Originally appeared in the Boston Book Review. Date Approximate.
Her body slowly adjusted to the fact of the Archbuilder, its walking and speaking, scuffling in the dust, seemingly made of scraps, stage props, but alive, cocking its head curiously like an attentive dog, moving around the truck now beside the unconcerned men. She stared, perfectly still, fighting the urge to run. In one sense the Archbuilder was nothing, a joke, a tatter, too absurd to glance at twice. It seemed pathetic that they'd honored this thing with their endless talk, back in Brooklyn. That Caitlin had wasted her breath.

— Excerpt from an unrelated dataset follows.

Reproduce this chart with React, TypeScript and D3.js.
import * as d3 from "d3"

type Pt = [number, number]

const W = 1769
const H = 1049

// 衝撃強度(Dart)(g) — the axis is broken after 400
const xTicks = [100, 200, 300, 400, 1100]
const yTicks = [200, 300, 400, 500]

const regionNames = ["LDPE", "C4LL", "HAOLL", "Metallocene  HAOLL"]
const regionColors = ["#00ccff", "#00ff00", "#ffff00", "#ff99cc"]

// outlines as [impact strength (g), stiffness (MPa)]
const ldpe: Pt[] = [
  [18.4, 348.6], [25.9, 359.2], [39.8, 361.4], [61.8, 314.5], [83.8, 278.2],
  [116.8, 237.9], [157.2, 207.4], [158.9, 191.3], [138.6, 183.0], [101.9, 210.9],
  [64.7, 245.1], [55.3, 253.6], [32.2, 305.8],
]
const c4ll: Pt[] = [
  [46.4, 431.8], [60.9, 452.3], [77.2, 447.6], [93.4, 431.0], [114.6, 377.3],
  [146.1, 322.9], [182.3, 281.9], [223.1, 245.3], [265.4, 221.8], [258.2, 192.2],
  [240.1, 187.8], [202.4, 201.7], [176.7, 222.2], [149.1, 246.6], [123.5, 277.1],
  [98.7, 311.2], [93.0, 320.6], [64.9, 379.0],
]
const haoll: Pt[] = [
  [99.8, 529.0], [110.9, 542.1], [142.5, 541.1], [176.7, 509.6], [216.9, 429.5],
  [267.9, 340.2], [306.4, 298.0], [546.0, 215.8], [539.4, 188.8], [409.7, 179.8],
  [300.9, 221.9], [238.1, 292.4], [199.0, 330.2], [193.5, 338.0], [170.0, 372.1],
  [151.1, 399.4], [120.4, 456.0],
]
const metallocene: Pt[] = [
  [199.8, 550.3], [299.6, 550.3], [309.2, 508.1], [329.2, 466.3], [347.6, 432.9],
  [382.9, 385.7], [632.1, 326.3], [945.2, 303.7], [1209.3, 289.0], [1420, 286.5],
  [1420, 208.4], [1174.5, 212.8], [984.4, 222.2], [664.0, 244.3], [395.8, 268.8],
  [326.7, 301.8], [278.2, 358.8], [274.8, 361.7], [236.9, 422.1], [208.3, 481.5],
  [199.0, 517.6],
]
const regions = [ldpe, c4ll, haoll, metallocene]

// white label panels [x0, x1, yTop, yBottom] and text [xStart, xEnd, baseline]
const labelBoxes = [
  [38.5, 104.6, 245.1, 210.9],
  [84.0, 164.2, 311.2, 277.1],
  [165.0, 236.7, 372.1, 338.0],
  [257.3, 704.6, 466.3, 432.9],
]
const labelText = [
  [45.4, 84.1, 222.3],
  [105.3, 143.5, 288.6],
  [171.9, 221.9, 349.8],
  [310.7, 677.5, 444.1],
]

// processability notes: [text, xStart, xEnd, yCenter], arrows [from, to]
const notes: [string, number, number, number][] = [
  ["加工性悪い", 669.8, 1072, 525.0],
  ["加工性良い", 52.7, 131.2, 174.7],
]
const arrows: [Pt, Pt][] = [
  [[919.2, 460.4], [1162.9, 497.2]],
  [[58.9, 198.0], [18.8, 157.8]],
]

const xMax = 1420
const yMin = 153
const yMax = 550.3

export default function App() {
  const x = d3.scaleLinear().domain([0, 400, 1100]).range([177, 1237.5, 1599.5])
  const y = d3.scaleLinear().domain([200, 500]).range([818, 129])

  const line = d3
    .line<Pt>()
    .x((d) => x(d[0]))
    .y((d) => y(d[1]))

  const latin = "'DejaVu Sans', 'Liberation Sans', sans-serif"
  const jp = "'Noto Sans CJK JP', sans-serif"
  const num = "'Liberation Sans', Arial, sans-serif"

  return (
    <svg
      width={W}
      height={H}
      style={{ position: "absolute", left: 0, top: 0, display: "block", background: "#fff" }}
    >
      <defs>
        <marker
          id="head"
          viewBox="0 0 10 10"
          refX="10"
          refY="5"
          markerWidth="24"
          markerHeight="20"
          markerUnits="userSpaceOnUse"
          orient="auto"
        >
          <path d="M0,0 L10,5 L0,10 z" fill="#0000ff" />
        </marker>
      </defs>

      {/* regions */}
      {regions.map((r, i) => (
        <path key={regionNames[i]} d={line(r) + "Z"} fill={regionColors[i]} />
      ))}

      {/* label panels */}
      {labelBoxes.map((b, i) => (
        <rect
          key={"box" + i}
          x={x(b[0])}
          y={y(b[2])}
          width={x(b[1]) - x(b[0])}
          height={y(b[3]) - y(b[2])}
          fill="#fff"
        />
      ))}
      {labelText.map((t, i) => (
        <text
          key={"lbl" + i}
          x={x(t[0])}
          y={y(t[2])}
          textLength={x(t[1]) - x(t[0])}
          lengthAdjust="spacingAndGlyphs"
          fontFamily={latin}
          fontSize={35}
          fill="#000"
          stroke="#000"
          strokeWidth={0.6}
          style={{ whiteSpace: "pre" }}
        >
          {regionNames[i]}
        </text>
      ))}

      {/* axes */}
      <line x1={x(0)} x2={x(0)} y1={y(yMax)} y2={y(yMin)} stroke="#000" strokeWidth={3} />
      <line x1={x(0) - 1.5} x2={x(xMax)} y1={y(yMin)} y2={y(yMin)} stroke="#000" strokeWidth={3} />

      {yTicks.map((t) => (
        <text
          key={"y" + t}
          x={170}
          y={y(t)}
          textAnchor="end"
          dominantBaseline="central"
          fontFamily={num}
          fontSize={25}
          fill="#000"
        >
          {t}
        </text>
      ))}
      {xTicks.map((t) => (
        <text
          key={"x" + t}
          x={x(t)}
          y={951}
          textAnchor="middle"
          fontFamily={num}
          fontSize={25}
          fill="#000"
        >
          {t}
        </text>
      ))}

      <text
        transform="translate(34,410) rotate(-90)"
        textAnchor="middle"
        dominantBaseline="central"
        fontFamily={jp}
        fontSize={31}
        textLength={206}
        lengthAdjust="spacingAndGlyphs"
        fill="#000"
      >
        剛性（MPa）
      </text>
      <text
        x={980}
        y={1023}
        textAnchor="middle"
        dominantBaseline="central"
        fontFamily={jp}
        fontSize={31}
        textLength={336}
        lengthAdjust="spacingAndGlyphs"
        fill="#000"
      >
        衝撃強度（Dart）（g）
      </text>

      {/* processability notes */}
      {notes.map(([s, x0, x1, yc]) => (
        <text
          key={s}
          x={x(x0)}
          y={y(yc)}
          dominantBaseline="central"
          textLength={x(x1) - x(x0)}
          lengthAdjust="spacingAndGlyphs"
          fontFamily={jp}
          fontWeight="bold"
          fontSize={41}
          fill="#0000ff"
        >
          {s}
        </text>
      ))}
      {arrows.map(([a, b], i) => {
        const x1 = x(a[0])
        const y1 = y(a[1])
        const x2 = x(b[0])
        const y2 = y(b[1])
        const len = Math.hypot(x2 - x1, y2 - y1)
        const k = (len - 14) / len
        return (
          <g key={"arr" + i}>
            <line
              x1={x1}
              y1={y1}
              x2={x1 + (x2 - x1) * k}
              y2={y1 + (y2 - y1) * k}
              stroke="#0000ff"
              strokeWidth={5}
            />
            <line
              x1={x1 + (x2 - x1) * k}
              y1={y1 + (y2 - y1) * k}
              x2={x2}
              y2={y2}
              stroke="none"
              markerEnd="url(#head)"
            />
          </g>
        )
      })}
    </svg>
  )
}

At the same time, the Archbuilder burned a hole in the world, changed it utterly.
"Girl in Landscape"
HB: There's a bit in "Gun With Occasional Music" in which you have Freudians going door to door:
A neatly dressed woman in her late twenties or early thirties stood in the doorway, and behind her a young guy in a suit and tie was walking up the steps. "Hello," she said.
I said hello back.
"We're students of psychology. If you're not too busy, we'd like to read you a few selections from Freud's "Civilization and Its Discontents."
. . . "Thanks no. I'm not a believer myself."
. . . I could see the guy in the suit already sizing up the next house down the street as I closed the door on them.
HB: It's a wonderful set piece, Freudians peddling "Civilization and Its Discontents" as if they were Jehovah's Witnesses. But you don't follow up on it.